** BEGIN **

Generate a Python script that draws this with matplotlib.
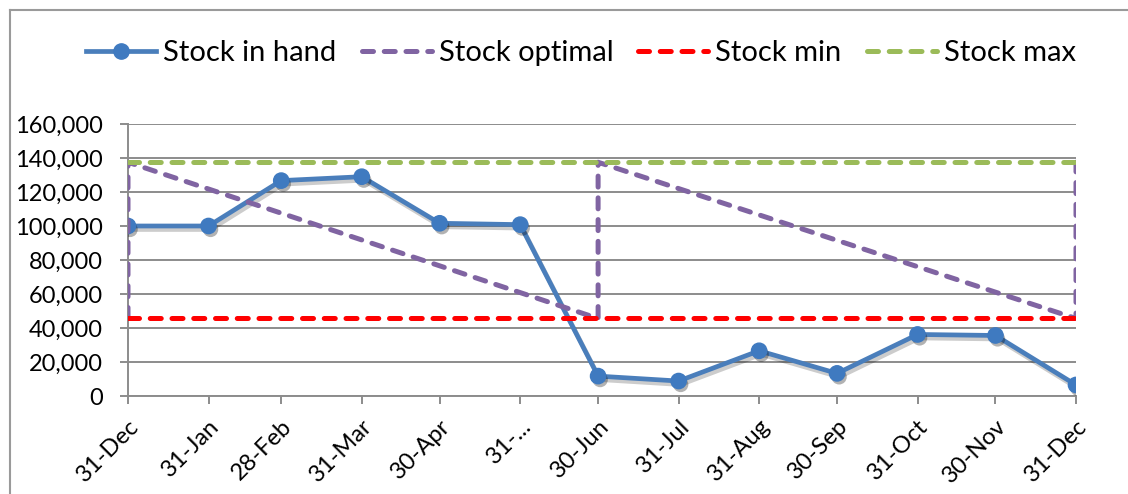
import matplotlib
matplotlib.use("Agg")
import matplotlib.pyplot as plt
import matplotlib.patheffects as pe
from matplotlib.lines import Line2D
from datetime import date

# ---- data ----
dates = [date(2012, 12, 31), date(2013, 1, 31), date(2013, 2, 28), date(2013, 3, 31),
         date(2013, 4, 30), date(2013, 5, 31), date(2013, 6, 30), date(2013, 7, 31),
         date(2013, 8, 31), date(2013, 9, 30), date(2013, 10, 31), date(2013, 11, 30),
         date(2013, 12, 31)]
tick_labels = ["31-Dec", "31-Jan", "28-Feb", "31-Mar", "30-Apr", "31-...", "30-Jun",
               "31-Jul", "31-Aug", "30-Sep", "31-Oct", "30-Nov", "31-Dec"]
stock_in_hand = [100000, 100000, 126700, 129000, 101600, 100800, 11700, 8800,
                 26600, 13300, 36200, 35600, 6500]
stock_min_value = 45600
stock_max_value = 137500
optimal_dates = [date(2012, 12, 31), date(2012, 12, 31), date(2013, 6, 30),
                 date(2013, 6, 30), date(2013, 12, 31), date(2013, 12, 31)]
stock_optimal = [45600, 137500, 45600, 137500, 45600, 137500]
yticks = [0, 20000, 40000, 60000, 80000, 100000, 120000, 140000, 160000]

# ---- style ----
plt.rcParams['font.family'] = ['Lato', 'DejaVu Sans']
BLUE = "#4A7EBB"
MARK = "#3F7AC0"
PURPLE = "#8064A2"
RED = "#FF0000"
GREEN = "#9BBB59"
GRID = "#8C8C8C"

W, H = 1128, 494
fig = plt.figure(figsize=(W / 100, H / 100), dpi=100)
ax = fig.add_axes([128 / W, 1 - 396 / H, (1076 - 128) / W, (396 - 124) / H])

dash = (2.2, 2.15)
lw_d = 3.6

line_shadow = [pe.SimpleLineShadow(offset=(1.5, -2.5), shadow_color="#000000", alpha=0.2), pe.Normal()]
mark_shadow = [pe.SimplePatchShadow(offset=(1.5, -2.5), shadow_rgbFace="#000000", alpha=0.3), pe.Normal()]

ax.plot(dates, stock_in_hand, color=BLUE, lw=3.4, zorder=3,
        path_effects=line_shadow, solid_capstyle='round', solid_joinstyle='round')
ax.plot(dates, stock_in_hand, linestyle='none', marker='o', markersize=11,
        markerfacecolor=MARK, markeredgecolor=MARK, zorder=3.5, path_effects=mark_shadow)
l_opt, = ax.plot(optimal_dates, stock_optimal, color=PURPLE, lw=lw_d, zorder=4,
                 dash_capstyle='round', dash_joinstyle='round')
l_opt.set_dashes(dash)
l_min, = ax.plot([dates[0], dates[-1]], [stock_min_value] * 2, color=RED, lw=lw_d, zorder=5,
                 dash_capstyle='round')
l_min.set_dashes(dash)
l_max, = ax.plot([dates[0], dates[-1]], [stock_max_value] * 2, color=GREEN, lw=lw_d, zorder=6,
                 dash_capstyle='round')
l_max.set_dashes(dash)

ax.set_xlim(dates[0], dates[-1])
ax.set_ylim(0, 160000)
ax.set_yticks(yticks)
ax.set_yticklabels([f"{v:,}" for v in yticks])
ax.set_xticks(dates)
ax.set_xticklabels(tick_labels, rotation=45, ha='right', rotation_mode='anchor')

ax.grid(axis='y', color=GRID, lw=1.4)
ax.set_axisbelow(True)
for s in ['top', 'right']:
    ax.spines[s].set_visible(False)
for s in ['left', 'bottom']:
    ax.spines[s].set_color(GRID)
    ax.spines[s].set_linewidth(1.4)
ax.tick_params(axis='y', length=6, width=1.4, color=GRID, pad=12, labelsize=17)
ax.tick_params(axis='x', length=6, width=1.4, color=GRID, pad=8, labelsize=17)
ax.patch.set_alpha(0)

# legend
h1 = Line2D([], [], color=BLUE, lw=3.4, marker='o', markersize=11,
            markerfacecolor=MARK, markeredgecolor=MARK)
h2 = Line2D([], [], color=PURPLE, lw=lw_d, dash_capstyle='round'); h2.set_dashes(dash)
h3 = Line2D([], [], color=RED, lw=lw_d, dash_capstyle='round'); h3.set_dashes(dash)
h4 = Line2D([], [], color=GREEN, lw=lw_d, dash_capstyle='round'); h4.set_dashes(dash)
fig.legend([h1, h2, h3, h4], ["Stock in hand", "Stock optimal", "Stock min", "Stock max"],
           loc='center', bbox_to_anchor=(581 / W, 1 - 53 / H), ncol=4, frameon=False,
           fontsize=21, handlelength=2.4, handletextpad=0.25, columnspacing=0.85,
           borderaxespad=0, borderpad=0)

# chart-area border (top and left visible)
fig.add_artist(Line2D([10 / W, 1.0], [1 - 10 / H, 1 - 10 / H], transform=fig.transFigure,
                      color="#9A9A9A", lw=1.5))
fig.add_artist(Line2D([10 / W, 10 / W], [0, 1 - 10 / H], transform=fig.transFigure,
                      color="#9A9A9A", lw=1.5))

fig.savefig("out.png", dpi=100)
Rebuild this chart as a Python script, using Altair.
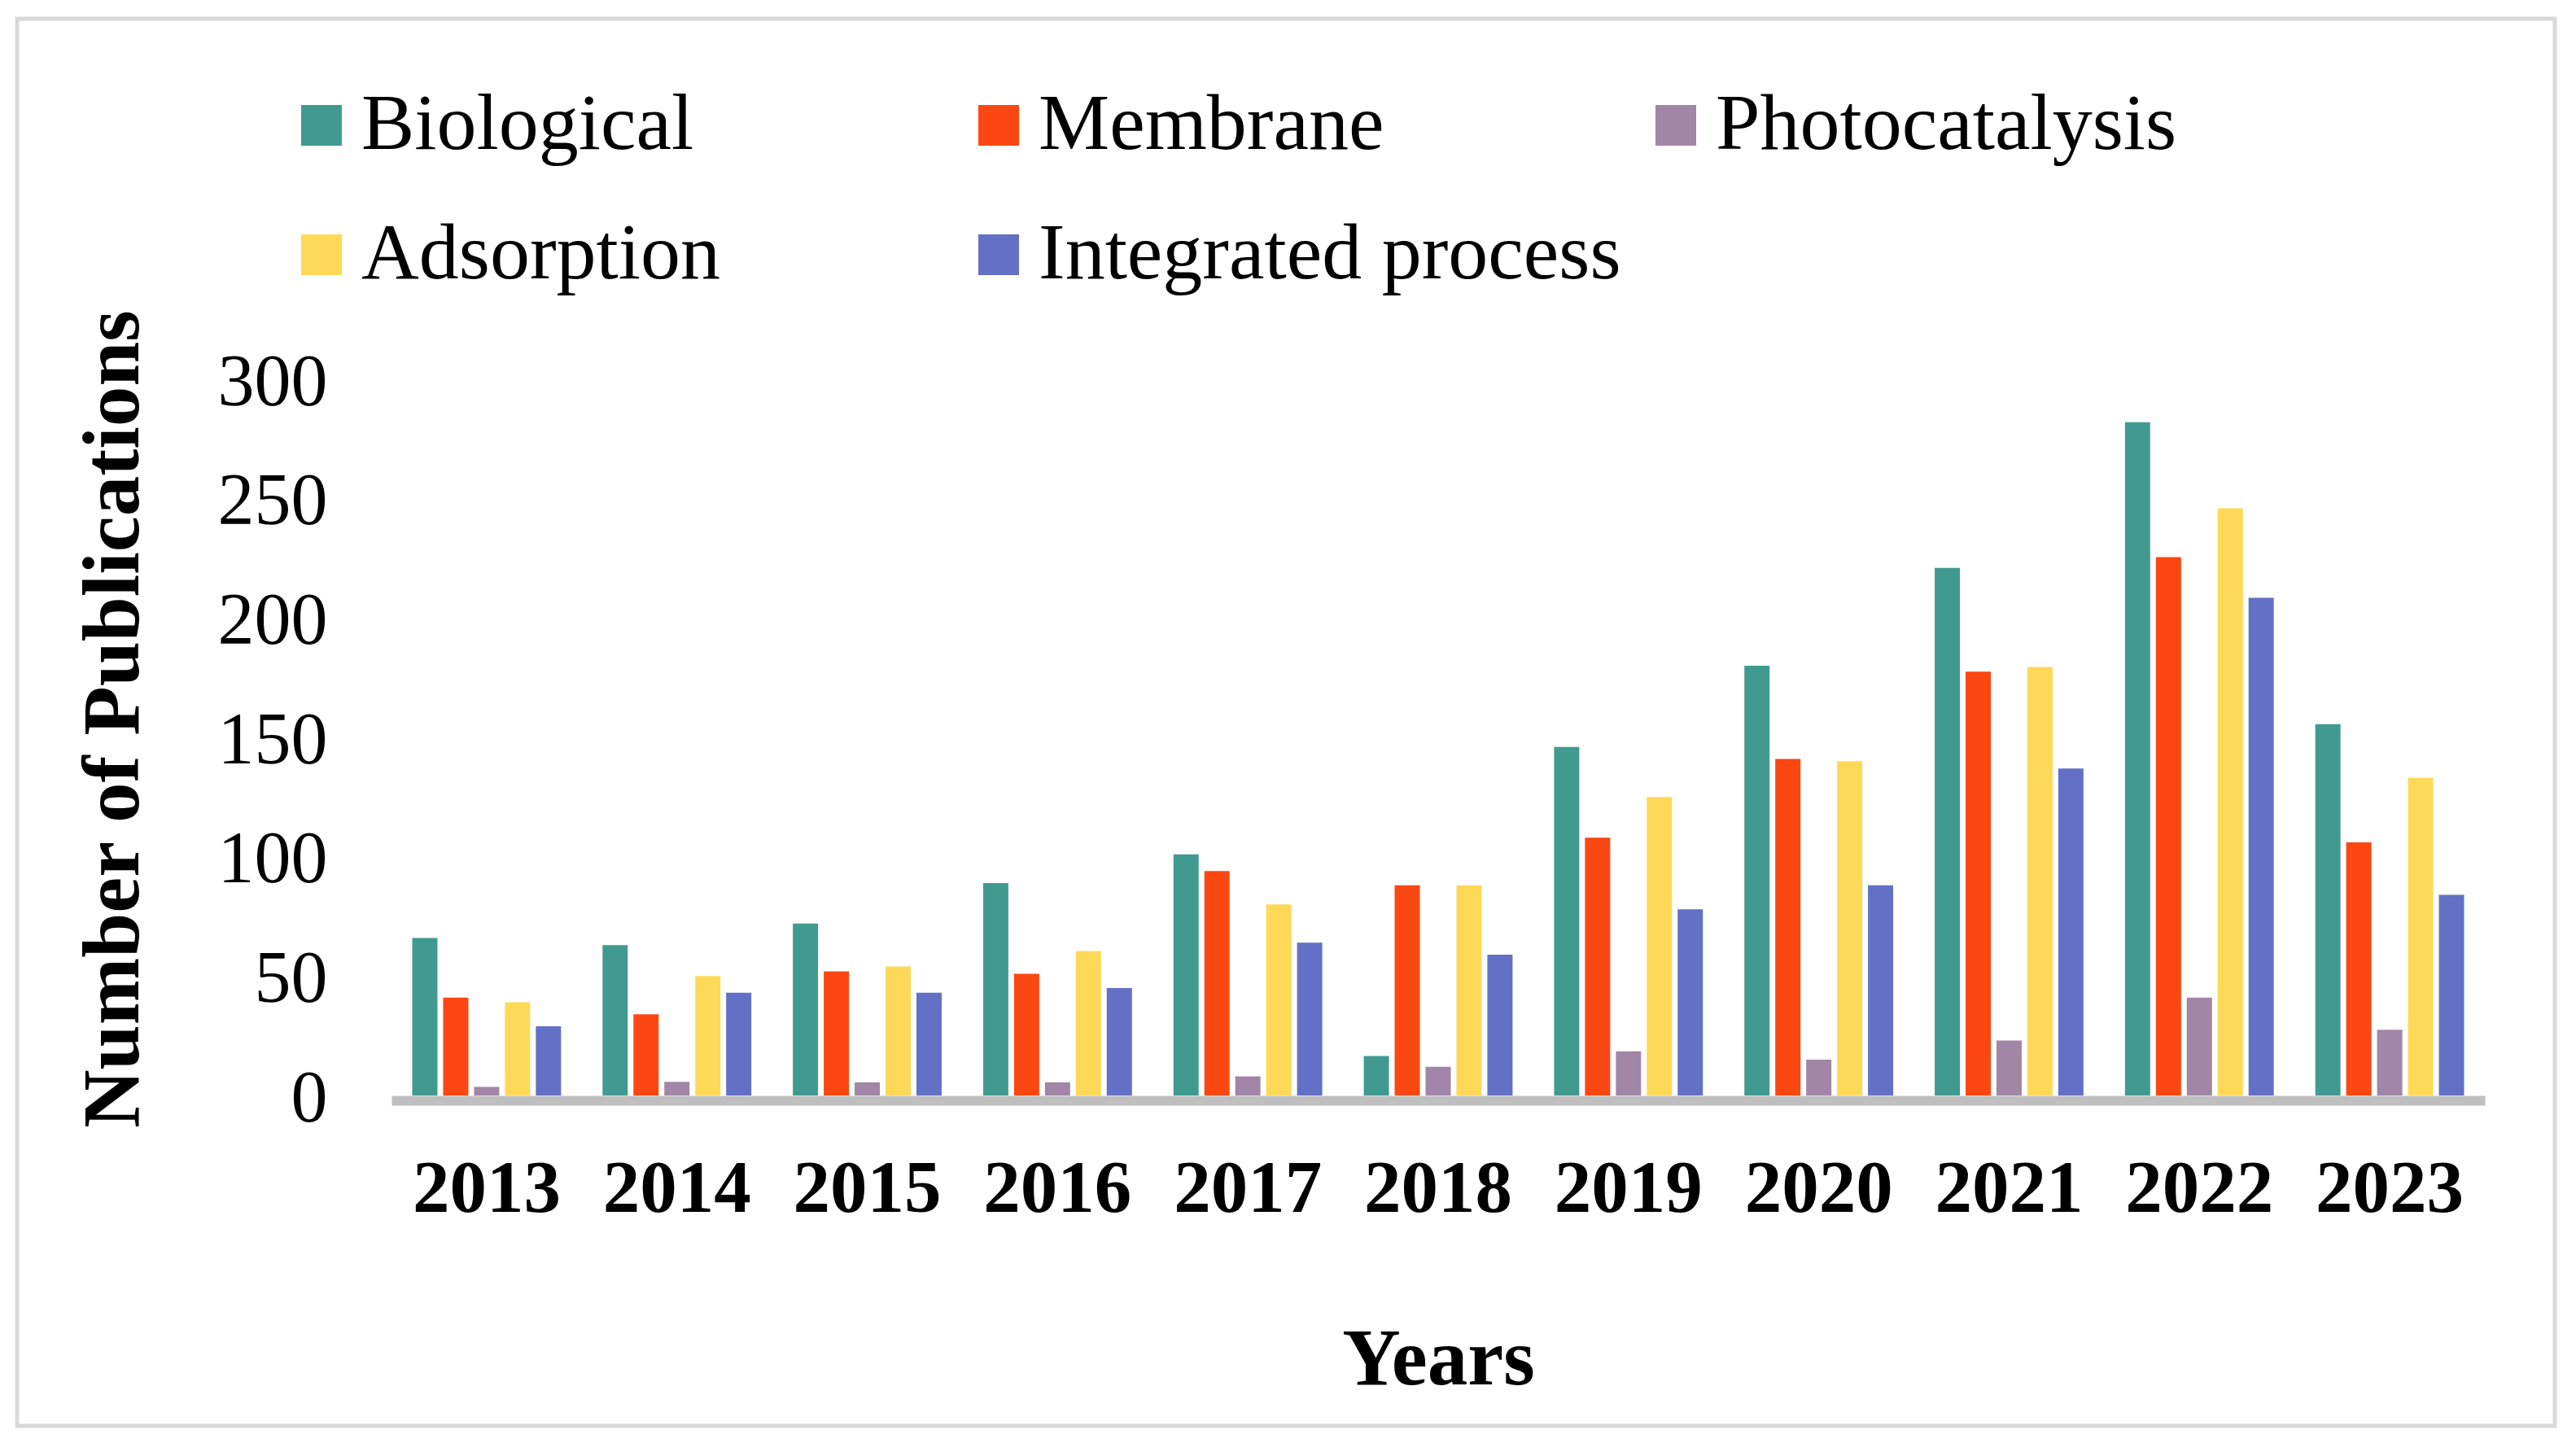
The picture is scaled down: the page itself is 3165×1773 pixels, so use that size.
import altair as alt
import pandas as pd

years = ["2013", "2014", "2015", "2016", "2017", "2018", "2019", "2020", "2021", "2022", "2023"]
series = ["Biological", "Membrane", "Photocatalysis", "Adsorption", "Integrated process"]
colors = ["#419A8F", "#FB4712", "#A186A8", "#FED958", "#6270C5"]

biological = [66, 63, 72, 89, 101, 16.5, 146, 180, 221, 282, 155.5]
membrane = [41, 34, 52, 51, 94, 88, 108, 141, 177.5, 225.5, 106]
photocatalysis = [3.6, 5.7, 5.5, 5.5, 8, 12, 18.5, 15, 23, 41, 27.5]
adsorption = [39, 50, 54, 60.5, 80, 88, 125, 140, 179.5, 246, 133]
integrated = [29, 43, 43, 45, 64, 59, 78, 88, 137, 208.5, 84]

y_ticks = [0, 50, 100, 150, 200, 250, 300]

values = [biological, membrane, photocatalysis, adsorption, integrated]
rows = []
for s, vals in zip(series, values):
    for yr, v in zip(years, vals):
        rows.append({"Year": yr, "Series": s, "Count": v})
df = pd.DataFrame(rows)

FONT = "Liberation Serif"
W, H = 2572, 880

bars = alt.Chart(df).mark_bar().encode(
    x=alt.X(
        "Year:N",
        sort=years,
        scale=alt.Scale(paddingInner=0.218, paddingOuter=0.109),
        axis=alt.Axis(
            title="Years",
            labelAngle=0,
            labelFont=FONT,
            labelFontSize=91,
            labelFontWeight="bold",
            labelColor="black",
            labelPadding=64,
            labelLimit=1000,
            ticks=False,
            domainColor="#bfbfbf",
            domainWidth=12,
            offset=6,
            titleFont=FONT,
            titleFontSize=99,
            titleFontWeight="bold",
            titleColor="black",
            titleBaseline="alphabetic",
            titleX=W / 2,
            titleY=348,
            titleAlign="center",
        ),
    ),
    xOffset=alt.XOffset(
        "Series:N",
        sort=series,
        scale=alt.Scale(domain=series, paddingInner=0.184, paddingOuter=0),
    ),
    y=alt.Y(
        "Count:Q",
        scale=alt.Scale(domain=[0, 300], nice=False),
        axis=alt.Axis(
            title="Number of Publications",
            values=y_ticks,
            labelFont=FONT,
            labelFontSize=90,
            labelColor="black",
            labelPadding=79,
            labelOffset=4,
            ticks=False,
            domain=False,
            grid=False,
            titleFont=FONT,
            titleFontSize=99,
            titleFontWeight="bold",
            titleColor="black",
            titleAngle=270,
            titleBaseline="alphabetic",
            titleAlign="center",
            titleX=-312,
            titleY=417,
        ),
    ),
    color=alt.Color(
        "Series:N",
        sort=series,
        scale=alt.Scale(domain=series, range=colors),
        legend=alt.Legend(
            title=None,
            orient="none",
            direction="horizontal",
            legendX=-135,
            legendY=-361,
            columns=3,
            gridAlign="all",
            symbolType="square",
            symbolSize=2500,
            symbolStrokeWidth=0,
            labelFont=FONT,
            labelFontSize=98,
            labelColor="black",
            labelOffset=0,
            labelLimit=3000,
            columnPadding=18,
            rowPadding=61,
            padding=0,
        ),
    ),
)

frame = alt.Chart(alt.Data(values=[{"k": 1}])).mark_rect(
    fillOpacity=0, stroke="#d9d9d9", strokeWidth=5
).encode(
    x=alt.value(-460), x2=alt.value(2658), y=alt.value(-443), y2=alt.value(1286)
)

chart = alt.layer(frame, bars).properties(
    width=W,
    height=H,
    autosize=alt.AutoSizeParams(type="none"),
    padding={"left": 473, "top": 458, "right": 90, "bottom": 420},
    background="white",
).configure_view(stroke=None)

chart.save("out.html", embed_options={"renderer": "svg", "actions": False})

** END **

▶ _Challenge_: Search the listing above for the string "script". Copy every line that contains it.

▶ _Answer in full_:
Generate a Python script that draws this with matplotlib.
Rebuild this chart as a Python script, using Altair.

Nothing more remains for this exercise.